Томас пытался объяснить, что работа вдохновит его и он будет изменять мир вместо того, чтобы работать на общество потребления. Он убеждал Мэри, что через некоторое время маленький стартап расцветет, а сам он станет счастливым человеком и хорошим мужем. В конце концов Мэри сдалась, потому что рациональным взрослым умом понимала – муж прав. Но семилетнюю девочку внутри нее компромисс не устраивал, и она не могла успокоиться.
– Он все решил без меня, – плакала она.
И Мэри позволила внутреннему ребенку себя убедить.
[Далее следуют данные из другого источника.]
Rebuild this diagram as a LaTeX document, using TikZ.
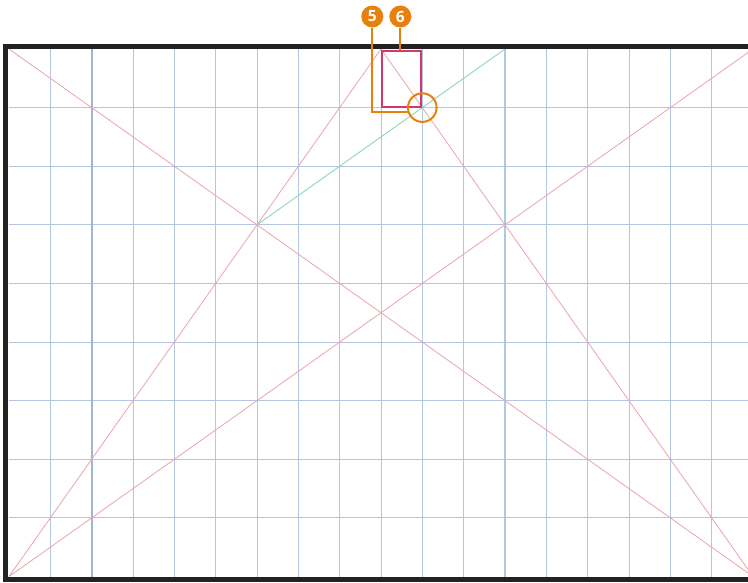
\documentclass[tikz,border=0pt]{standalone}
\usepackage{fontspec}
\setsansfont{Open Sans}
\definecolor{gridblue}{HTML}{B4C6E2}
\definecolor{gridblue2}{HTML}{9FB4D8}
\definecolor{gridgray}{HTML}{BFC3CA}
\definecolor{gridteal}{HTML}{AACCDD}
\definecolor{diagred}{HTML}{EBA4AC}
\definecolor{diagteal}{HTML}{8FD4C0}
\definecolor{calloutorange}{HTML}{E8800E}
\definecolor{boxmagenta}{HTML}{D4376F}
\definecolor{framedark}{HTML}{222222}
\tikzset{
  gridline/.style={draw=gridblue, line width=0.9pt},
  diag/.style={draw=diagred, line width=0.8pt},
  tealdiag/.style={draw=diagteal, line width=0.9pt},
  leader/.style={draw=calloutorange, line width=2pt},
  badge/.style={circle, fill=calloutorange, minimum size=22pt, inner sep=0pt,
    text=white, font=\sffamily\bfseries\fontsize{15.5}{15.5}\selectfont},
}
\begin{document}
\begin{tikzpicture}[x=1pt,y=-1pt]
\useasboundingbox (0,0) rectangle (748,582);
\clip (0,0) rectangle (748,582);
\fill[white] (0,0) rectangle (748,582);
% corners of the page area
\coordinate (TL) at (9,49);
\coordinate (TR) at (753,49);
\coordinate (BL) at (9,576.5);
\coordinate (BR) at (753,576.5);
\coordinate (TM) at (381,49);
\coordinate (P) at (257,224.8);
\coordinate (Q) at (505,49);
\coordinate (C) at (422.3,107.6);
% grid
\foreach \i in {1,...,17} {
  \draw[gridline] ({9+\i*41.333},49) -- ({9+\i*41.333},576.5);
}
\foreach \j in {1,...,8} {
  \draw[gridline] (9,{49+\j*58.61}) -- (753,{49+\j*58.61});
}
\draw[draw=gridblue2, line width=1.6pt] (91.7,49) -- (91.7,576.5);
\draw[draw=gridgray, line width=1pt] (381,49) -- (381,576.5);
\draw[draw=gridteal, line width=1.1pt] (Q) -- (505,576.5);
% diagonals
\draw[diag] (TL) -- (BR);
\draw[diag] (BL) -- (TR);
\draw[diag] (BL) -- (TM);
\draw[diag] (TM) -- (BR);
\draw[tealdiag] (P) -- (Q);
% frame
\draw[framedark, line width=5.5pt] (5.6,46.4) rectangle (760,579.6);
% magenta box
\draw[boxmagenta, line width=2.2pt] (381.8,51) rectangle (420.8,107);
% orange circle marker
\draw[calloutorange, line width=2pt] (C) circle (14.3pt);
% callouts
\node[badge] (b5) at (372.3,16.5) {5};
\node[badge] (b6) at (400.3,16.5) {6};
\coordinate (l5) at (407.6,112);
\draw[leader] (b5.south) -- (b5.south |- l5) -- (l5);
\draw[leader] (b6.south) -- (400.3,49.5);
\end{tikzpicture}
\end{document}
– Посмотри, – говорила девочка. – Видишь, это он решает, куда вам поехать в отпуск, он чаще приводит домой друзей, а не ты. Помнишь, как он купил дорогое кресло без спроса?
Мэри стала еще более раздраженной, когда первая зарплата Томаса оказалась крошечной. Она стала вести себя, как мать: наказывала Томаса, не разговаривала с ним дни напролет.
Томас отреагировал, как его отец: он полностью сосредоточился на новом занятии и избегал взаимодействия с Мэри, ставя точку в этом кошмаре. Мысленно Мэри вернулась в детство, когда никто ее не слушал и она не могла ни на что влиять.
Что же они сделали? Решили, что они слишком разные, чтобы оставаться вместе, и сожгли мосты? Или каждый стал настаивать на своем?
Они могли сделать невероятное: попробовать разобраться с детскими шаблонами поведения и обсудить судьбу брака как взрослые люди. Представьте, что они договорились не принимать никаких решений, пока с любовью не соберут свои разрозненные части в одно целое. В конце концов, вы ведь не стали бы поручать свое будущее двоим капризным детям?
Представьте, что Томас сказал:
– Мэри, я вижу, ты не поддерживаешь мою погоню за мечтой, и дело дошло почти до развода. Я понимаю, если бы мы приняли решение вместе, мы придумали бы, как мне работать без вреда для наших отношений. Прости меня, пожалуйста.
А Мэри ответила бы:
– Томас, я гораздо меньше способна к самоанализу, чем ты, но знаю, что бываю слишком упрямой. Пойми, в детстве я не могла и шагу ступить сама, и похоже, теперь я пытаюсь помешать тебе. Если бы я меньше упрямилась, мы могли бы найти правильное решение; но давай посмотрим, что будет дальше.